++++ Records provided ++++

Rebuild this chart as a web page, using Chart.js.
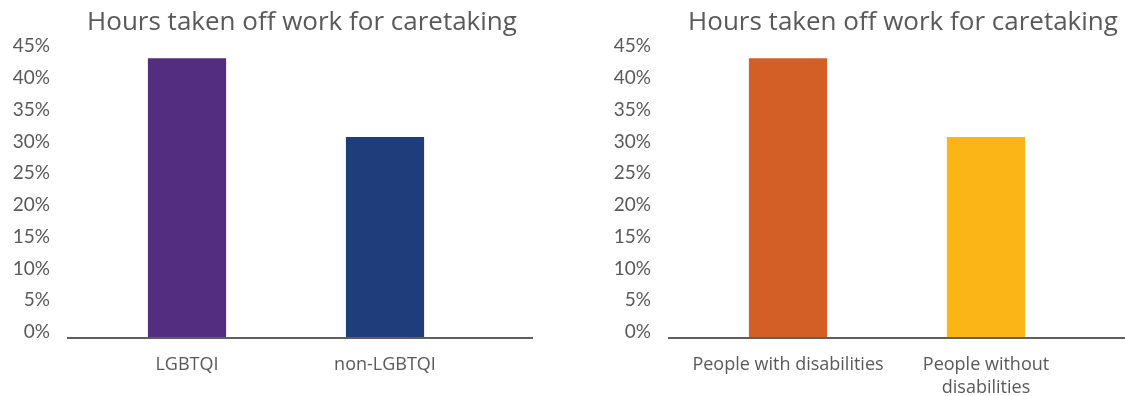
<!DOCTYPE html>
<html>
<head>
<meta charset="utf-8">
<script src="https://cdn.jsdelivr.net/npm/chart.js@4"></script>
<style>
  html, body { margin: 0; padding: 0; background: #fff; overflow: hidden; }
  #wrap { position: relative; width: 1125px; height: 396px; overflow: hidden; }
  canvas { position: absolute; top: 0; }
</style>
</head>
<body>
<div id="wrap">
  <canvas id="lgbtqChart" width="604" height="396" style="left:0"></canvas>
  <canvas id="disabilityChart" width="604" height="396" style="left:601px"></canvas>
</div>
<script>
const chartTitle = 'Hours taken off work for caretaking';
const yTicks = [0, 5, 10, 15, 20, 25, 30, 35, 40, 45];

const lgbtqLabels = ['LGBTQI', 'non-LGBTQI'];
const lgbtqValues = [43.9, 31.5];
const lgbtqColors = ['#522D80', '#1F3D7A'];

const disabilityLabels = ['People with disabilities', ['People without', 'disabilities']];
const disabilityValues = [43.9, 31.5];
const disabilityColors = ['#D35F27', '#FBB516'];

const textColor = '#595959';

// baseline runs a bit past the category area, like the original
const baselinePlugin = {
    id: 'baseline',
    afterDatasetsDraw(chart) {
        const { ctx, chartArea } = chart;
        ctx.save();
        ctx.strokeStyle = '#5f5f5f';
        ctx.lineWidth = 2;
        ctx.beginPath();
        ctx.moveTo(chartArea.left - 21, chartArea.bottom + 1);
        ctx.lineTo(chartArea.right + 49, chartArea.bottom + 1);
        ctx.stroke();
        ctx.restore();
    }
};

function makeChart(id, labels, values, colors) {
    const ctx = document.getElementById(id).getContext('2d');
    return new Chart(ctx, {
        type: 'bar',
        data: {
            labels: labels,
            datasets: [{
                data: values,
                backgroundColor: colors,
                categoryPercentage: 1,
                barPercentage: 0.395
            }]
        },
        options: {
            responsive: false,
            animation: false,
            layout: { padding: 0 },
            plugins: {
                legend: { display: false },
                tooltip: { enabled: false },
                title: {
                    display: true,
                    text: chartTitle,
                    color: textColor,
                    font: { family: 'Open Sans', size: 26, weight: 'normal' },
                    padding: { top: 7, bottom: 13 }
                }
            },
            scales: {
                x: {
                    grid: { display: false, drawTicks: false },
                    border: { display: false },
                    ticks: {
                        color: textColor,
                        font: { family: 'Open Sans', size: 18, lineHeight: 1.3 },
                        padding: 16,
                        maxRotation: 0
                    },
                    afterFit(scale) { scale.height = 59; }
                },
                y: {
                    min: 0,
                    max: 45,
                    grid: { display: false, drawTicks: false },
                    border: { display: false },
                    afterBuildTicks(scale) { scale.ticks = yTicks.map(v => ({ value: v })); },
                    ticks: {
                        color: textColor,
                        font: { family: 'Lato', size: 19 },
                        padding: 38,
                        labelOffset: -5,
                        callback: v => v + '%'
                    },
                    afterFit(scale) { scale.width = 88; }
                },
                // empty right axis, only reserves the blank space right of the bars
                spacer: {
                    type: 'linear',
                    position: 'right',
                    grid: { display: false, drawTicks: false },
                    border: { display: false },
                    ticks: { display: false },
                    afterFit(scale) { scale.width = 120; }
                }
            }
        },
        plugins: [baselinePlugin]
    });
}

makeChart('lgbtqChart', lgbtqLabels, lgbtqValues, lgbtqColors);
makeChart('disabilityChart', disabilityLabels, disabilityValues, disabilityColors);
</script>
</body>
</html>
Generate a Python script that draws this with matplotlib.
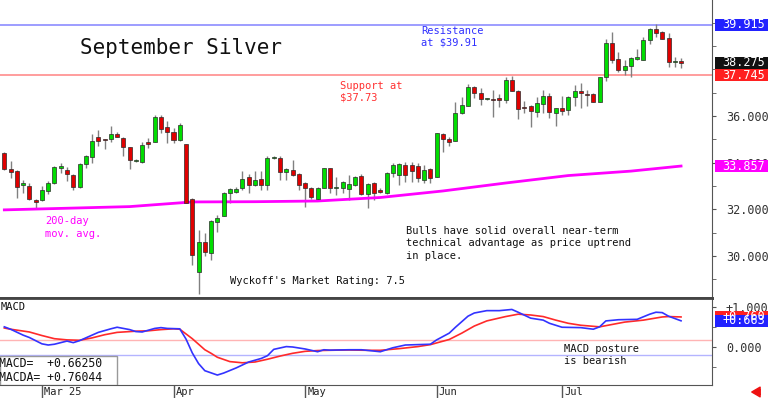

++++

Instruction
Extract every line containing the string "script" from the data above.

Exercise output
<script src="https://cdn.jsdelivr.net/npm/chart.js@4"></script>
<script>
</script>
Generate a Python script that draws this with matplotlib.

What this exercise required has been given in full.